Following an application from SNP Westminster Leader, Ian Blackford, the Speaker has granted an emergency debate on the current UK-EU Brexit negotiations. 
Today’s debate is expected to start at around 2.15pm, following today’s statements and urgent questions.
Transcripts of proceedings in the House of Commons Chamber are available in Hansard online three hours after they happen.
Application for debate
The House of Commons agreed to an application for an emergency debate, made by SNP Westminster Leader, on Monday 17 December 2018. Whilst making his application, the SNP Leader stated that,

“Given the historic nature of UK politics at this moment, I am grateful that you have given this opportunity for an emergency debate on a specific and important matter that should have urgent consideration, namely, that this House should consider the outcomes of the Prime Minister’s recent discussions with the European Commission and the European Heads of Government regarding the withdrawal agreement and potential ways forward.
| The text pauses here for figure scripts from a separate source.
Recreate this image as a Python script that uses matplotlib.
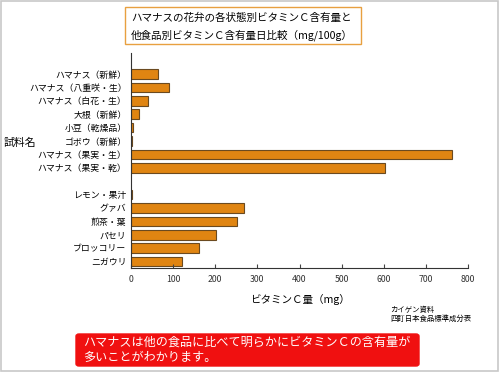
import matplotlib
matplotlib.use("Agg")
import matplotlib.pyplot as plt
from matplotlib.patches import Rectangle, FancyBboxPatch

plt.rcParams['font.family'] = ['Noto Sans CJK JP', 'DejaVu Sans']

categories = ["ハマナス（新鮮）", "ハマナス（八重咲・生）", "ハマナス（白花・生）", "大根（新鮮）",
              "小豆（乾燥品）", "ゴボウ（新鮮）", "ハマナス（果実・生）", "ハマナス（果実・乾）",
              "", "レモン・果汁", "グァバ", "煎茶・葉", "パセリ", "ブロッコリー", "ニガウリ"]
values = [64, 90, 40, 19, 5, 2, 762, 603, None, 4, 269, 251, 201, 161, 121]
xticks = [0, 100, 200, 300, 400, 500, 600, 700, 800]

fig = plt.figure(figsize=(5.0, 3.72), dpi=100)
ax = fig.add_axes([0.2614, 0.2796, 0.9366 - 0.2614, 0.8575 - 0.2796])

ys = [i for i, v in enumerate(values) if v is not None]
vs = [v for v in values if v is not None]
ax.barh(ys, vs, height=0.72, color="#E08512", edgecolor="#6b4a20", linewidth=0.8)

ax.set_xlim(0, 800)
ax.set_ylim(14.48, -1.57)
ax.set_yticks(range(len(categories)))
ax.set_yticklabels(categories, fontsize=6.4)
ax.tick_params(axis='y', length=0, pad=3)
ax.set_xticks(xticks)
ax.set_xticklabels([str(t) for t in xticks], fontsize=6.3, color="#333333")
ax.tick_params(axis='x', direction='in', length=3, pad=5, color="#444444")
for s in ['top', 'right']:
    ax.spines[s].set_visible(False)
ax.spines['left'].set_color("#333333")
ax.spines['bottom'].set_color("#333333")
ax.set_xlabel("ビタミンＣ量（mg）", fontsize=7.6, labelpad=7)

# "試料名" label
fig.text(4 / 500, 1 - 143 / 372, "試料名", fontsize=7.8, va='center', ha='left')

# title box
fig.patches.append(Rectangle((125 / 500, 1 - 44 / 372), (361 - 125) / 500, (44 - 7) / 372,
                             transform=fig.transFigure, facecolor='white', edgecolor='#E8A040',
                             linewidth=1.0))
fig.text(131 / 500, 1 - 18 / 372, "ハマナスの花弁の各状態別ビタミンＣ含有量と", fontsize=7.6,
         va='center', ha='left')
fig.text(131 / 500, 1 - 35 / 372, "他食品別ビタミンＣ含有量日比較（mg/100g）", fontsize=7.6,
         va='center', ha='left')

# source
fig.text(390 / 500, 1 - 310 / 372, "カイゲン資料", fontsize=5.3, va='center', ha='left')
fig.text(390 / 500, 1 - 319 / 372, "四訂日本食品標準成分表", fontsize=5.3, va='center', ha='left')

# red note box
fig.patches.append(FancyBboxPatch((76 / 500, 1 - 366 / 372), (419 - 76) / 500, (366 - 334) / 372,
                                  boxstyle="round,pad=0,rounding_size=0.006",
                                  transform=fig.transFigure, facecolor='#F01010',
                                  edgecolor='#F01010', linewidth=1))
fig.text(83 / 500, 1 - 342 / 372, "ハマナスは他の食品に比べて明らかにビタミンＣの含有量が",
         fontsize=8.7, color='white', va='center', ha='left')
fig.text(83 / 500, 1 - 358 / 372, "多いことがわかります。",
         fontsize=8.7, color='white', va='center', ha='left')

# outer frame
fig.patches.append(Rectangle((0.001, 0.002), 0.995, 0.995, transform=fig.transFigure,
                             facecolor='none', edgecolor='#c8c8c8', linewidth=1.2))

fig.savefig("out.png", dpi=100)
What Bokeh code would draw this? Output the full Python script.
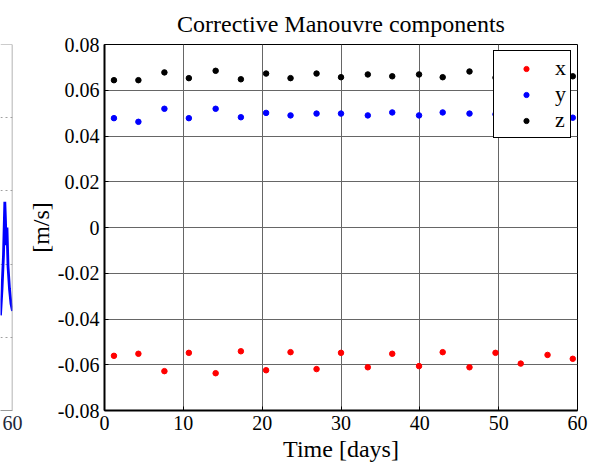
from bokeh.plotting import figure
from bokeh.layouts import row
from bokeh.models import Range1d, FixedTicker, Span, ColumnDataSource
from bokeh.embed import file_html
from bokeh.resources import INLINE

# ---------------- data ----------------
days = [1.2, 4.3, 7.6, 10.7, 14.1, 17.3, 20.5, 23.6, 26.9, 30.0,
        33.4, 36.5, 39.9, 42.9, 46.3, 49.6, 52.8, 56.2, 59.4]
vx = [-0.0561, -0.0552, -0.0628, -0.0548, -0.0637, -0.0541, -0.0624, -0.0545, -0.0619, -0.0548,
      -0.0611, -0.0552, -0.0606, -0.0545, -0.0611, -0.0548, -0.0595, -0.0557, -0.0574]
vy = [0.0478, 0.0462, 0.0519, 0.0478, 0.0519, 0.0482, 0.0501, 0.0490, 0.0498, 0.0498,
      0.0490, 0.0503, 0.0490, 0.0503, 0.0498, 0.0495, 0.0500, 0.0492, 0.0480]
vz = [0.0644, 0.0644, 0.0678, 0.0653, 0.0685, 0.0648, 0.0673, 0.0653, 0.0673, 0.0657,
      0.0669, 0.0661, 0.0669, 0.0657, 0.0682, 0.0655, 0.0670, 0.0660, 0.0661]

x_ticks = [0, 10, 20, 30, 40, 50, 60]
x_tick_labels = ["0", "10", "20", "30", "40", "50", "60"]
y_ticks = [-0.08, -0.06, -0.04, -0.02, 0.0, 0.02, 0.04, 0.06, 0.08]
y_tick_labels = ["-0.08", "-0.06", "-0.04", "-0.02", "0", "0.02", "0.04", "0.06", "0.08"]

# partially visible neighbouring panel (only its right edge is shown)
left_t = [58.5, 58.69, 58.875, 59.04, 59.125, 59.19, 59.31, 59.44, 59.625, 59.81, 60.0]
left_v = [1.30, 1.66, 2.13, 2.85, 2.59, 2.26, 2.50, 1.97, 1.66, 1.46, 1.36]
left_x_ticks = [60]
left_y_ticks = [1, 2, 3, 4]
left_x_range = (58.5, 60)
left_y_range = (0, 5)

FONT = "Liberation Serif"

# ---------------- left (cut-off) panel ----------------
p1 = figure(width=24, height=467, x_range=Range1d(*left_x_range), y_range=Range1d(*left_y_range),
            min_border_left=0, min_border_right=12, min_border_top=33, min_border_bottom=57,
            output_backend="svg", toolbar_location=None, y_axis_location=None)
p1.outline_line_color = None
p1.background_fill_color = "white"
p1.border_fill_color = "white"
p1.xaxis.ticker = FixedTicker(ticks=left_x_ticks)
p1.xaxis.major_tick_in = 0
p1.xaxis.major_tick_out = 0
p1.xaxis.minor_tick_line_color = None
p1.xaxis.axis_line_color = "#9a9a9a"
p1.xaxis.major_label_text_font = FONT
p1.xaxis.major_label_text_font_size = "20px"
p1.xaxis.major_label_text_color = "#1e2838"
p1.xaxis.major_label_standoff = 5
p1.xgrid.visible = False
p1.ygrid.ticker = FixedTicker(ticks=left_y_ticks)
p1.ygrid.grid_line_color = "#a0a0a0"
p1.ygrid.grid_line_dash = "2 3"

# top and right edges of the cut-off panel's box
p1.add_layout(Span(location=left_y_range[1], dimension="width", line_color="#9a9a9a", line_width=1))
p1.add_layout(Span(location=left_x_range[1], dimension="height", line_color="#9a9a9a", line_width=1.5))
p1.line(left_t, left_v, line_color="#0000ff", line_width=2.8)

# ---------------- main panel ----------------
p2 = figure(width=577, height=467, x_range=Range1d(0, 60), y_range=Range1d(-0.08, 0.08),
            min_border_left=79, min_border_right=24, min_border_top=44, min_border_bottom=57,
            output_backend="svg", toolbar_location=None)
p2.background_fill_color = "white"
p2.border_fill_color = "white"
p2.outline_line_color = "black"
p2.outline_line_width = 1
p2.outline_line_alpha = 1

p2.title.text = "Corrective Manouvre components"
p2.title.align = "center"
p2.title.text_font = FONT
p2.title.text_font_size = "24px"
p2.title.text_font_style = "normal"
p2.title.text_color = "black"
p2.title.standoff = 16

p2.xaxis.ticker = FixedTicker(ticks=x_ticks)
p2.xaxis.major_label_overrides = {t: s for t, s in zip(x_ticks, x_tick_labels)}
p2.yaxis.ticker = FixedTicker(ticks=y_ticks)
p2.yaxis.major_label_overrides = {t: s for t, s in zip(y_ticks, y_tick_labels)}
for ax in (p2.xaxis, p2.yaxis):
    ax.major_tick_in = 4
    ax.major_tick_out = 0
    ax.minor_tick_line_color = None
    ax.axis_line_width = 2
    ax.axis_line_color = "black"
    ax.major_tick_line_color = "black"
    ax.major_label_text_font = FONT
    ax.major_label_text_font_size = "20px"
    ax.major_label_text_color = "black"
    ax.major_label_standoff = 5
    ax.axis_label_text_font = FONT
    ax.axis_label_text_font_size = "24px"
    ax.axis_label_text_font_style = "normal"
    ax.axis_label_text_color = "black"
p2.xaxis.axis_label = "Time [days]"
p2.yaxis.axis_label = "[m/s]"
p2.xaxis.axis_label_standoff = 3
p2.yaxis.axis_label_standoff = 1

p2.grid.grid_line_color = "#666666"
p2.grid.grid_line_width = 1

src = ColumnDataSource(dict(t=days, x=vx, y=vy, z=vz))
p2.scatter("t", "x", source=src, size=5.5, color="#ff0000", legend_label="x")
p2.scatter("t", "y", source=src, size=5.5, color="#0000ff", legend_label="y")
p2.scatter("t", "z", source=src, size=5.5, color="#000000", legend_label="z")

lg = p2.legend[0]
lg.location = "top_right"
lg.margin = 6
lg.border_line_color = "black"
lg.border_line_width = 1
lg.border_line_alpha = 1
lg.background_fill_color = "white"
lg.background_fill_alpha = 1
lg.label_text_font = FONT
lg.label_text_font_size = "22px"
lg.label_text_color = "black"
lg.padding = 4
lg.spacing = 0
lg.glyph_width = 56
lg.glyph_height = 13
lg.label_height = 26
lg.label_width = 10
lg.label_standoff = 1

layout = row(p1, p2)
open("out.html", "w").write(file_html(layout, INLINE))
This Government have been found in contempt of Parliament, yet still the Prime Minister has failed to show any due respect to this place. This House voted to secure a meaningful vote on the Prime Minister’s Brexit deal and the Government agreed to bring that forward last week, yet they have pulled it. They are breaking their promises and showing utter contempt for Parliament and for the constituents whom we represent. The Prime Minister is running around like a headless chicken, going to Europe with the begging bowl and grasping at straws to find a way to appease the hard-right Brexiteers on her own Benches. Europe is not budging and the Prime Minister’s deal is dead. The game is over and the Prime Minister must admit so.”

Emergency debates
An emergency debate is a debate called at short notice in the House of Commons on a matter that should have urgent consideration. An MP may apply to the Speaker for an emergency debate under the rules of Standing Order No. 24.